* Start Data segment *

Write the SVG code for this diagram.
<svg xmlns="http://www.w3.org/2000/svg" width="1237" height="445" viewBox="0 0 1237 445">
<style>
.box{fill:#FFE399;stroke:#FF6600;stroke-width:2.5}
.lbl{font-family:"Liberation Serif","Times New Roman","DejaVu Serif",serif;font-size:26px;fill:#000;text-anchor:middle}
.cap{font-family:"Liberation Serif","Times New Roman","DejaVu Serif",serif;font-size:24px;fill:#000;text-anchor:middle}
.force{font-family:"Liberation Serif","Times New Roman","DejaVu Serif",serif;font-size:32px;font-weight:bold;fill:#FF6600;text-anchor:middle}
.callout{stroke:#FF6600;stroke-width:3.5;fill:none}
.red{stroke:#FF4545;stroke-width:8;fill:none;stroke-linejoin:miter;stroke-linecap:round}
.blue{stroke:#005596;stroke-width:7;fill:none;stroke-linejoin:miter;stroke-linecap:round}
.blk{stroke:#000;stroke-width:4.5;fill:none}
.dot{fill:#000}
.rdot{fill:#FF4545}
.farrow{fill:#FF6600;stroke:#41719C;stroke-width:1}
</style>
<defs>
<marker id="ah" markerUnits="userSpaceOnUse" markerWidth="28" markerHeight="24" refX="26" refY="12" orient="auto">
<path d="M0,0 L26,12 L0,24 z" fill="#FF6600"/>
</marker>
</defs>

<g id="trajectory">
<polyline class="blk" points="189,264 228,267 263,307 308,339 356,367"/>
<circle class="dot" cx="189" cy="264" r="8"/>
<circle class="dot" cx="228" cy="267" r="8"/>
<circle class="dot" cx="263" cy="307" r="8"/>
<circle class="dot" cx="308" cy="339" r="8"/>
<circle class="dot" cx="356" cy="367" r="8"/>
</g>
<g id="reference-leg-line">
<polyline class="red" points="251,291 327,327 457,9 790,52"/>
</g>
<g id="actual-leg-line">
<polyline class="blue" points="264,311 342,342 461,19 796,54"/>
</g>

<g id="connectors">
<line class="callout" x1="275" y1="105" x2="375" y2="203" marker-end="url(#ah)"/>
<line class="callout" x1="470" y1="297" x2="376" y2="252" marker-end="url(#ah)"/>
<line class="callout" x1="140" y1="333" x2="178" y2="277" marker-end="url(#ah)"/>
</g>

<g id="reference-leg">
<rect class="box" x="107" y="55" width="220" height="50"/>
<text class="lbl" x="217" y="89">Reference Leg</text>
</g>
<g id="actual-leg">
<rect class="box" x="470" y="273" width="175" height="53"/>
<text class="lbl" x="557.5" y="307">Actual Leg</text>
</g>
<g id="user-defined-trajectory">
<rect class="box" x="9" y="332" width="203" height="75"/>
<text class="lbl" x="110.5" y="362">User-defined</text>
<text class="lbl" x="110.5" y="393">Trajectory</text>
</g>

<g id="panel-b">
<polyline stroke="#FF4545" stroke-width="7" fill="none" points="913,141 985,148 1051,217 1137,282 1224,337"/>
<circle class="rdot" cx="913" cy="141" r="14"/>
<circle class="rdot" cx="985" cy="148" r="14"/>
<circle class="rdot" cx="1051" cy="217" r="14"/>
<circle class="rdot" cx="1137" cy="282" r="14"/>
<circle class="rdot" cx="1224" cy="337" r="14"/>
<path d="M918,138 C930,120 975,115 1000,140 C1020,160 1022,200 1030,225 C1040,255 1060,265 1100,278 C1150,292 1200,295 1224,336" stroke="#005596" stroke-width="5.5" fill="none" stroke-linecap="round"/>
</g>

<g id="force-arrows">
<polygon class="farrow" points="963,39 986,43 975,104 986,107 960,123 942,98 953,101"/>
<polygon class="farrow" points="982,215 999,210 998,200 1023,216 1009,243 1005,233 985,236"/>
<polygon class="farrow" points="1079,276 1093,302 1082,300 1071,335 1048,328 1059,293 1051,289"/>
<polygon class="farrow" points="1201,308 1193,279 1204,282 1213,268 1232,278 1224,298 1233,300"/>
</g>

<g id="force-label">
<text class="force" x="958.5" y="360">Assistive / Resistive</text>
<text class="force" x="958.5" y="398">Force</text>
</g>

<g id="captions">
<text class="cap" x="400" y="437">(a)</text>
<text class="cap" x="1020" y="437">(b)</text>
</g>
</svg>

* End Data segment *

* [Requirement]:
Write out every line exactly as it stands.

* [Exercise answer]:
Write the SVG code for this diagram.
<svg xmlns="http://www.w3.org/2000/svg" width="1237" height="445" viewBox="0 0 1237 445">
<style>
.box{fill:#FFE399;stroke:#FF6600;stroke-width:2.5}
.lbl{font-family:"Liberation Serif","Times New Roman","DejaVu Serif",serif;font-size:26px;fill:#000;text-anchor:middle}
.cap{font-family:"Liberation Serif","Times New Roman","DejaVu Serif",serif;font-size:24px;fill:#000;text-anchor:middle}
.force{font-family:"Liberation Serif","Times New Roman","DejaVu Serif",serif;font-size:32px;font-weight:bold;fill:#FF6600;text-anchor:middle}
.callout{stroke:#FF6600;stroke-width:3.5;fill:none}
.red{stroke:#FF4545;stroke-width:8;fill:none;stroke-linejoin:miter;stroke-linecap:round}
.blue{stroke:#005596;stroke-width:7;fill:none;stroke-linejoin:miter;stroke-linecap:round}
.blk{stroke:#000;stroke-width:4.5;fill:none}
.dot{fill:#000}
.rdot{fill:#FF4545}
.farrow{fill:#FF6600;stroke:#41719C;stroke-width:1}
</style>
<defs>
<marker id="ah" markerUnits="userSpaceOnUse" markerWidth="28" markerHeight="24" refX="26" refY="12" orient="auto">
<path d="M0,0 L26,12 L0,24 z" fill="#FF6600"/>
</marker>
</defs>

<g id="trajectory">
<polyline class="blk" points="189,264 228,267 263,307 308,339 356,367"/>
<circle class="dot" cx="189" cy="264" r="8"/>
<circle class="dot" cx="228" cy="267" r="8"/>
<circle class="dot" cx="263" cy="307" r="8"/>
<circle class="dot" cx="308" cy="339" r="8"/>
<circle class="dot" cx="356" cy="367" r="8"/>
</g>
<g id="reference-leg-line">
<polyline class="red" points="251,291 327,327 457,9 790,52"/>
</g>
<g id="actual-leg-line">
<polyline class="blue" points="264,311 342,342 461,19 796,54"/>
</g>

<g id="connectors">
<line class="callout" x1="275" y1="105" x2="375" y2="203" marker-end="url(#ah)"/>
<line class="callout" x1="470" y1="297" x2="376" y2="252" marker-end="url(#ah)"/>
<line class="callout" x1="140" y1="333" x2="178" y2="277" marker-end="url(#ah)"/>
</g>

<g id="reference-leg">
<rect class="box" x="107" y="55" width="220" height="50"/>
<text class="lbl" x="217" y="89">Reference Leg</text>
</g>
<g id="actual-leg">
<rect class="box" x="470" y="273" width="175" height="53"/>
<text class="lbl" x="557.5" y="307">Actual Leg</text>
</g>
<g id="user-defined-trajectory">
<rect class="box" x="9" y="332" width="203" height="75"/>
<text class="lbl" x="110.5" y="362">User-defined</text>
<text class="lbl" x="110.5" y="393">Trajectory</text>
</g>

<g id="panel-b">
<polyline stroke="#FF4545" stroke-width="7" fill="none" points="913,141 985,148 1051,217 1137,282 1224,337"/>
<circle class="rdot" cx="913" cy="141" r="14"/>
<circle class="rdot" cx="985" cy="148" r="14"/>
<circle class="rdot" cx="1051" cy="217" r="14"/>
<circle class="rdot" cx="1137" cy="282" r="14"/>
<circle class="rdot" cx="1224" cy="337" r="14"/>
<path d="M918,138 C930,120 975,115 1000,140 C1020,160 1022,200 1030,225 C1040,255 1060,265 1100,278 C1150,292 1200,295 1224,336" stroke="#005596" stroke-width="5.5" fill="none" stroke-linecap="round"/>
</g>

<g id="force-arrows">
<polygon class="farrow" points="963,39 986,43 975,104 986,107 960,123 942,98 953,101"/>
<polygon class="farrow" points="982,215 999,210 998,200 1023,216 1009,243 1005,233 985,236"/>
<polygon class="farrow" points="1079,276 1093,302 1082,300 1071,335 1048,328 1059,293 1051,289"/>
<polygon class="farrow" points="1201,308 1193,279 1204,282 1213,268 1232,278 1224,298 1233,300"/>
</g>

<g id="force-label">
<text class="force" x="958.5" y="360">Assistive / Resistive</text>
<text class="force" x="958.5" y="398">Force</text>
</g>

<g id="captions">
<text class="cap" x="400" y="437">(a)</text>
<text class="cap" x="1020" y="437">(b)</text>
</g>
</svg>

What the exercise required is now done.